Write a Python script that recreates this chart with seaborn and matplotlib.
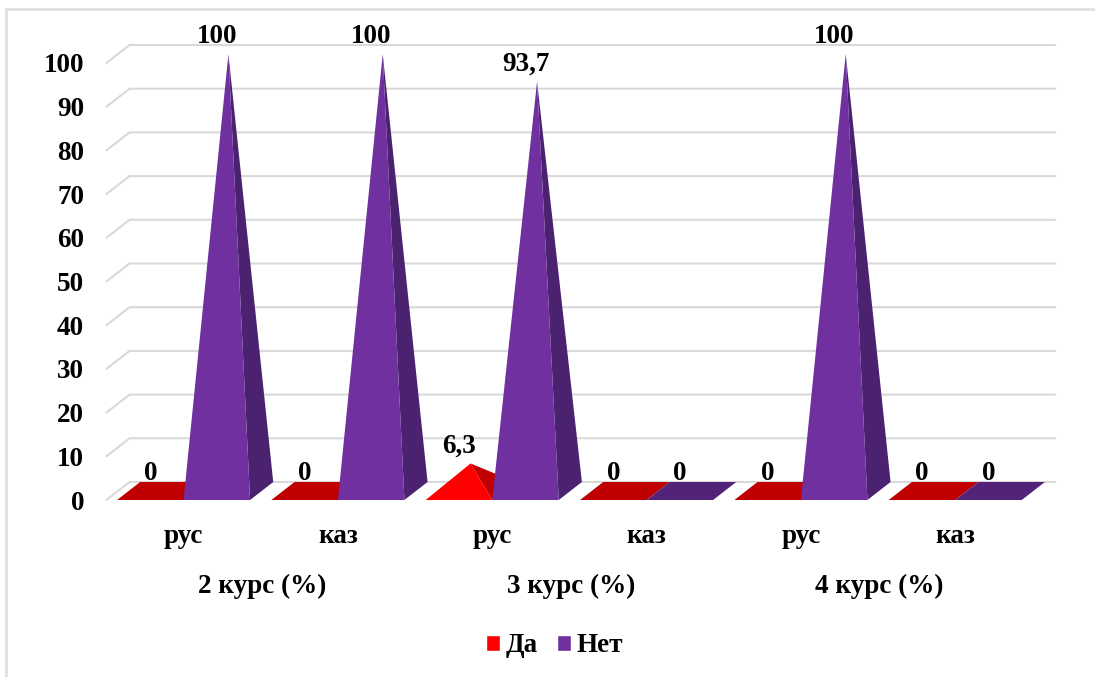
import numpy as np
import pandas as pd
import matplotlib
matplotlib.use("Agg")
import matplotlib.pyplot as plt
import seaborn as sns
from matplotlib.lines import Line2D
from matplotlib.patches import Polygon

languages = ["рус", "каз", "рус", "каз", "рус", "каз"]
courses = ["2 курс (%)", "3 курс (%)", "4 курс (%)"]
yes_values = [0, 0, 6.3, 0, 0, 0]
no_values = [100, 100, 93.7, 0, 100, 0]
y_ticks = list(range(0, 101, 10))

COLORS = {"Да": "#FF0000", "Нет": "#7030A0"}
SIDE = {"Да": "#C00000", "Нет": "#4A2270"}
FLAT = {"Да": "#C00000", "Нет": "#532379"}
GRID = "#D9D9D9"
FS = 19.5

# depth of the fake 3d floor, in data units
DX, DY = 0.15, 4.12

sns.set_theme(style="white")
plt.rcParams["font.family"] = ["Liberation Serif", "DejaVu Serif"]
plt.rcParams["font.weight"] = "bold"
plt.rcParams["text.color"] = "black"

W, H = 1095, 677
fig = plt.figure(figsize=(W / 100, H / 100), dpi=100)
ax = fig.add_axes([106.4 / W, (H - 500) / H, 926 / W, 437 / H])

df = pd.DataFrame({
    "slot": list(range(6)) * 2,
    "value": yes_values + no_values,
    "answer": ["Да"] * 6 + ["Нет"] * 6,
})
sns.barplot(data=df, x="slot", y="value", hue="answer", palette=COLORS,
            saturation=1, width=0.862, gap=0, ax=ax, zorder=3)

ax.set_xlim(-0.5, 5.5)
ax.set_ylim(0, 100)
sns.despine(ax=ax, left=True, bottom=True)
ax.patch.set_alpha(0)

# back wall gridlines plus the short diagonal on the side wall
for t in y_ticks:
    ax.plot([-0.5, -0.5 + DX, 5.5 + DX], [t, t + DY, t + DY], color=GRID,
            lw=1.5, clip_on=False, zorder=1, solid_joinstyle="miter")


def draw_pyramid(bar, answer):
    # the seaborn bar gives the front edge of the base and the height
    x0, w, v = bar.get_x(), bar.get_width(), bar.get_height()
    x1 = x0 + w
    if v == 0:
        ax.add_patch(Polygon([(x0, 0), (x1, 0), (x1 + DX, DY), (x0 + DX, DY)],
                             fc=FLAT[answer], ec="none", clip_on=False, zorder=4))
    else:
        apex = (x0 + w / 2 + DX / 2, v + DY / 2)
        ax.add_patch(Polygon([(x1, 0), (x1 + DX, DY), apex],
                             fc=SIDE[answer], ec="none", clip_on=False, zorder=4))
        ax.add_patch(Polygon([(x0, 0), (x1, 0), apex],
                             fc=COLORS[answer], ec="none", clip_on=False, zorder=4))
    ax.annotate(f"{v:g}".replace(".", ","), (x0 + w / 2, v), xytext=(0, 19),
                textcoords="offset points", ha="center", va="center",
                fontsize=FS, color="black", zorder=6, annotation_clip=False)


for container, answer in zip(ax.containers, ["Да", "Нет"]):
    for bar in container:
        draw_pyramid(bar, answer)
        bar.set_visible(False)

ax.set_xlabel("")
ax.set_ylabel("")
ax.set_yticks(y_ticks)
ax.set_xticks(range(6))
ax.set_xticklabels(languages)
ax.tick_params(axis="y", length=0, pad=16, labelsize=FS, colors="black")
ax.tick_params(axis="x", length=0, pad=17, labelsize=FS, colors="black")

for i, course in enumerate(courses):
    ax.annotate(course, (2 * i + 0.5, 0), xytext=(1, -62), textcoords="offset points",
                ha="center", va="center", fontsize=FS, color="black",
                annotation_clip=False)

sns.move_legend(ax, "center", bbox_to_anchor=(554.5 / W, 1 - 646 / H),
                bbox_transform=fig.transFigure, ncol=2, frameon=False, title=None,
                fontsize=FS, handlelength=0.52, handleheight=0.52,
                handletextpad=0.2, columnspacing=0.7, labelcolor="black")

# thin outer frame of the pasted chart
fig.add_artist(Line2D([6 / W, 6 / W, 1], [0, 1 - 9 / H, 1 - 9 / H], color="#E0E0E0", lw=2))

fig.savefig("out.png", dpi=100)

- - - - - - -

• What you are asked to do
Count how many lines above contain the word "chart". Reply with the number alone.

• Solution to the exercise
2